Молчание затягивалось. Наконец его нарушил Феникс.
— Извините, может быть, сейчас не лучшее время, и мы поговорим позже. Я только подумал, что вы захотите спросить меня о чем-нибудь. — Пауза. — Грег? Вам нехорошо? Болит живот?
— Нет, — сдержанно ответил я. — Все в порядке. У меня ничего не болит.
Снова пауза. Молчание. Они как будто ждали от меня чего-то. Объяснений?
— Ну… ладно. В общем, когда рядом шершень или зараженный, то я это чувствую.
— Но как, Грег? Наши специалисты проводят самые разные тесты, берут на анализ кровь, образцы тканей, но ничего не находят.
О-хо-хо, Фениксу нужна информация. Не знаю почему, но мне стало как-то неспокойно.
— Инстинкт. Это происходит само собой. У меня начинается дрожь. Мышцы как будто скручиваются, больше я ничего не знаю.
И опять молчание. Я понимал, что Феникс переваривает информацию. И это меня тревожило. Я уже не чувствовал себя беглецом, спасающимся от охватившего мир безумия. Я чувствовал себя подопытным зверьком, лабораторной крысой, которую вот-вот разрежут на части и сунут под микроскоп.
Когда я уже решил, что ничего не скажу, Феникс задал следующий вопрос.
— Я не смогу рассказать все, но вам, наверное, хочется узнать, что это за бункер, да? И познакомиться с остальными, верно?
Он сменил тон и заговорил быстро и деловито, как гид, проводящий автобусную экскурсию.
— Бункеры, подобные этому располагаются по всей территории Соединенных Штатов. Они были построены во времена «холодной войны» на случай ядерного нападения или использования биологического оружия. Этим и обусловлена та сложная процедура дезинфекции, через которую пришлось пройти вам. Цель создания бункеров состояла в том, чтобы предоставить беженцам услуги медицинского и административного характера, обеспечить их продовольствием, топливом и тому подобным, если города окажутся уничтоженными. Задача нелегкая, но наша работа направлена на то, чтобы сохранить структуры гражданского и военного управления и попытаться, так сказать, собрать остатки человечества после того, как все уляжется.

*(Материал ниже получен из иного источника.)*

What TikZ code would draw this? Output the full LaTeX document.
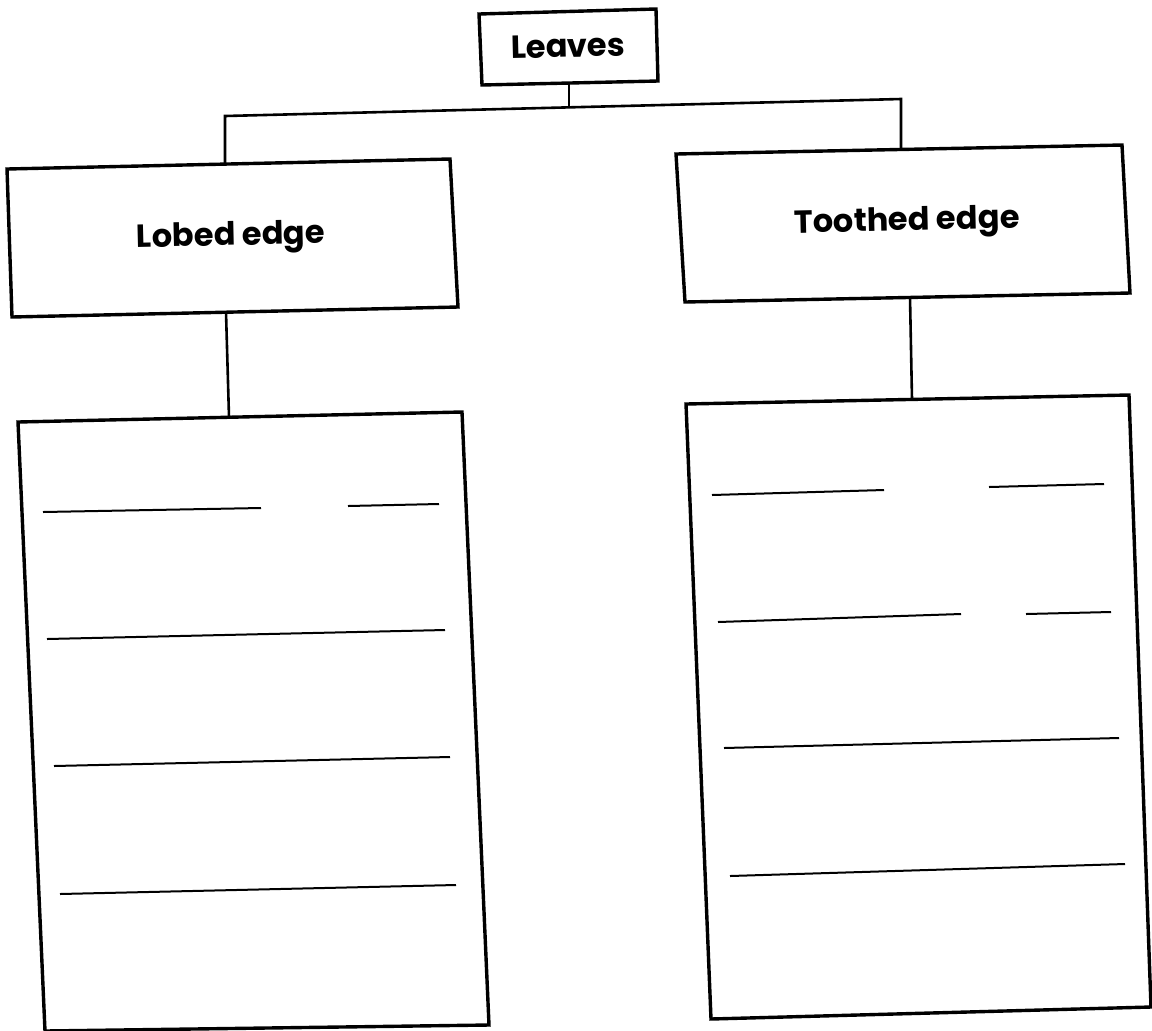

— Я думала, что такие убежища строились только под землей, — заметила Микаэла.
— Не все. Мы замаскировались и не являлись мишенью для нанесения ракетного удара — поэтому, кстати, многие убежища и расположены в глухих местах, — так что можем пережить ядерную войну без особого ущерба.
— Феникс, давайте говорить начистоту, — вмешался я. — Когда в прошлом году началось это безумие, а шершни принялись убивать людей и сжигать целые города, что сделала ваша команда? Спряталась в бункере и закрыла двери?